EPA’s own scientists estimated that some 1,100 to 2,700 premature deaths could be attributed to emissions from the oil and natural gas sector in 2025 in research published in the Environmental Science & Technology journal in July.
In Tuesday’s proposal, the EPA said it expects the changes would spur increases in hazardous air pollutants and volatile organic compound emissions that may “degrade air quality and adversely affect health and welfare,” but said “data limitations” prevented the agency from specifically quantifying the impact.
The EPA requirements that were imposed under Obama apply to new and newly modified facilities, including oil and gas wells, pumps, compressors and other equipment.
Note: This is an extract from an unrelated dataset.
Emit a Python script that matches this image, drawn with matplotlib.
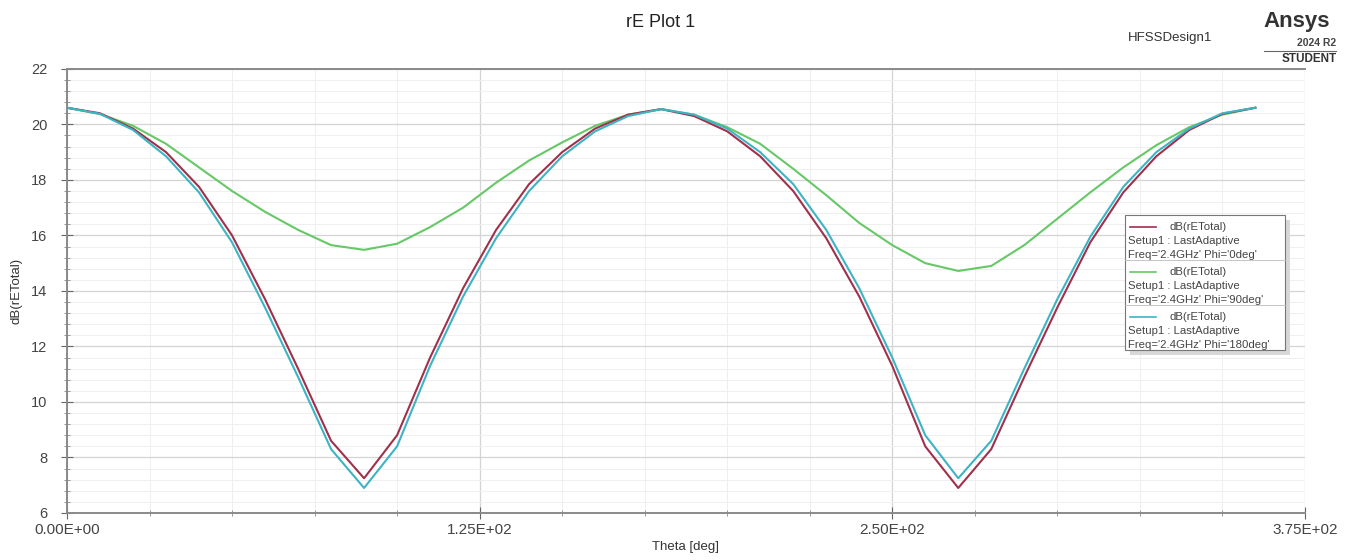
import matplotlib.pyplot as plt
from matplotlib.lines import Line2D
from matplotlib.patches import Rectangle
from matplotlib.ticker import MultipleLocator, FuncFormatter

plt.rcParams['font.family'] = ['Liberation Sans', 'DejaVu Sans']

# Theta sweep in degrees
theta = list(range(0, 361, 10))

# dB(rETotal), Phi = 0deg
phi_0 = [20.6, 20.4, 19.85, 19.0, 17.75, 16.0, 13.7, 11.2, 8.6, 7.25,
         8.8, 11.6, 14.1, 16.2, 17.85, 19.0, 19.85, 20.35, 20.55,
         20.3, 19.75, 18.85, 17.6, 15.9, 13.8, 11.3, 8.4, 6.9,
         8.3, 10.9, 13.4, 15.75, 17.55, 18.85, 19.8, 20.38, 20.6]

# dB(rETotal), Phi = 90deg
phi_90 = [20.6, 20.37, 19.95, 19.3, 18.45, 17.6, 16.85, 16.2, 15.65, 15.48,
          15.7, 16.3, 17.0, 17.9, 18.7, 19.35, 19.95, 20.35, 20.55,
          20.35, 19.9, 19.3, 18.4, 17.45, 16.45, 15.65, 15.0, 14.72,
          14.9, 15.65, 16.6, 17.55, 18.45, 19.25, 19.9, 20.35, 20.6]

# dB(rETotal), Phi = 180deg
phi_180 = [20.6, 20.38, 19.8, 18.85, 17.55, 15.75, 13.4, 10.9, 8.3, 6.9,
           8.4, 11.3, 13.8, 15.9, 17.6, 18.85, 19.75, 20.3, 20.55,
           20.35, 19.85, 19.0, 17.85, 16.2, 14.1, 11.6, 8.8, 7.25,
           8.6, 11.2, 13.7, 15.95, 17.75, 19.0, 19.85, 20.4, 20.6]

series = [
    (phi_0, '#a0304c', "Freq='2.4GHz' Phi='0deg'"),
    (phi_90, '#66c866', "Freq='2.4GHz' Phi='90deg'"),
    (phi_180, '#3cb4c4', "Freq='2.4GHz' Phi='180deg'"),
]

fig = plt.figure(figsize=(13.48, 5.6), dpi=100)
ax = fig.add_axes([0.0497, 0.084, 0.9183, 0.793])

for vals, color, _ in [series[1], series[0], series[2]]:
    ax.plot(theta, vals, color=color, lw=1.5)

ax.set_xlim(0, 375)
ax.set_ylim(6, 22)
ax.xaxis.set_major_locator(MultipleLocator(125))
ax.xaxis.set_minor_locator(MultipleLocator(25))
ax.yaxis.set_major_locator(MultipleLocator(2))
ax.yaxis.set_minor_locator(MultipleLocator(0.4))
ax.xaxis.set_major_formatter(FuncFormatter(lambda v, p: f"{v:.2E}"))

ax.grid(which='major', color='#d4d4d4', lw=0.9)
ax.grid(which='minor', color='#efefef', lw=0.7)
ax.set_axisbelow(True)

for side in ['top', 'bottom', 'left']:
    ax.spines[side].set_color('#8a8a8a')
    ax.spines[side].set_linewidth(1.4)
ax.spines['right'].set_visible(False)

ax.tick_params(which='major', direction='inout', length=8, color='#666666',
               labelcolor='#444444')
ax.tick_params(which='minor', direction='inout', length=5, color='#888888')
ax.tick_params(axis='x', pad=3, labelsize=11)
ax.tick_params(axis='y', pad=10, labelsize=10.5)

ax.set_xlabel('Theta [deg]', fontsize=9.5, color='#333333', labelpad=3)
ax.set_ylabel('dB(rETotal)', fontsize=9.5, color='#333333', labelpad=6)

fig.text(0.49, 0.96, 'rE Plot 1', ha='center', va='center', fontsize=13, color='#222222')
fig.text(0.868, 0.933, 'HFSSDesign1', ha='center', va='center', fontsize=9.5, color='#333333')
fig.text(0.962, 0.962, 'Ansys', ha='center', va='center', fontsize=16,
         fontweight='bold', color='#333333')
fig.text(0.991, 0.923, '2024 R2', ha='right', va='center', fontsize=7.5,
         fontweight='bold', color='#444444')
fig.add_artist(Line2D([0.938, 0.991], [0.909, 0.909], color='#666666', lw=0.8))
fig.text(0.992, 0.895, 'STUDENT', ha='right', va='center', fontsize=8.5,
         fontweight='bold', color='#333333')

# legend box drawn by hand to mimic the HFSS layout
x0, x1, y0, y1 = 0.855, 0.984, 0.367, 0.671
ax.add_patch(Rectangle((x0 + 0.004, y0 - 0.012), x1 - x0, y1 - y0, transform=ax.transAxes,
                       facecolor='#d8d8d8', edgecolor='none', zorder=5))
ax.add_patch(Rectangle((x0, y0), x1 - x0, y1 - y0, transform=ax.transAxes,
                       facecolor='white', edgecolor='#777777', lw=0.8, zorder=6))
step = (y1 - y0) / 3
for i, (_, color, freq) in enumerate(series):
    top = y1 - i * step
    ax.add_line(Line2D([x0 + 0.004, x0 + 0.025], [top - 0.027, top - 0.027], color=color,
                       lw=1.2, transform=ax.transAxes, zorder=7))
    ax.text(x0 + 0.036, top - 0.027, 'dB(rETotal)', transform=ax.transAxes, fontsize=8.2,
            va='center', color='#444444', zorder=7)
    ax.text(x0 + 0.002, top - 0.058, 'Setup1 : LastAdaptive', transform=ax.transAxes,
            fontsize=8.2, va='center', color='#444444', zorder=7)
    ax.text(x0 + 0.002, top - 0.089, freq, transform=ax.transAxes, fontsize=8.2,
            va='center', color='#444444', zorder=7)
    if i > 0:
        ax.add_line(Line2D([x0, x1], [top, top], color='#bbbbbb', lw=0.6,
                           transform=ax.transAxes, zorder=7))

fig.savefig('out.png', dpi=100)
plt.close(fig)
Under the mandates, energy companies were required to upgrade pumps and compressors, conduct more frequent inspections of their sites and use “green completion” technology to capture gas surging out of newly fracked wells.
The new EPA proposal to ease those requirements is just the first step in the agency’s two-part effort to dramatically scale back federal limits on methane emissions. The agency has already signaled it is working on a separate rulemaking effort to address whether direct rules on methane are even necessary; Trump’s EPA is expected to ultimately propose they aren’t.
The new EPA proposal represents the agency’s second attempt to suspend the Obama-era methane requirements. In July 2017, a federal court rebuked the agency’s first try: unilaterally suspending the mandates. The coming effort is designed to be more durable because it tracks legal requirements for altering federal regulations, with the new, formal proposal followed by a public comment period meant to guide the agency’s development of a final rule.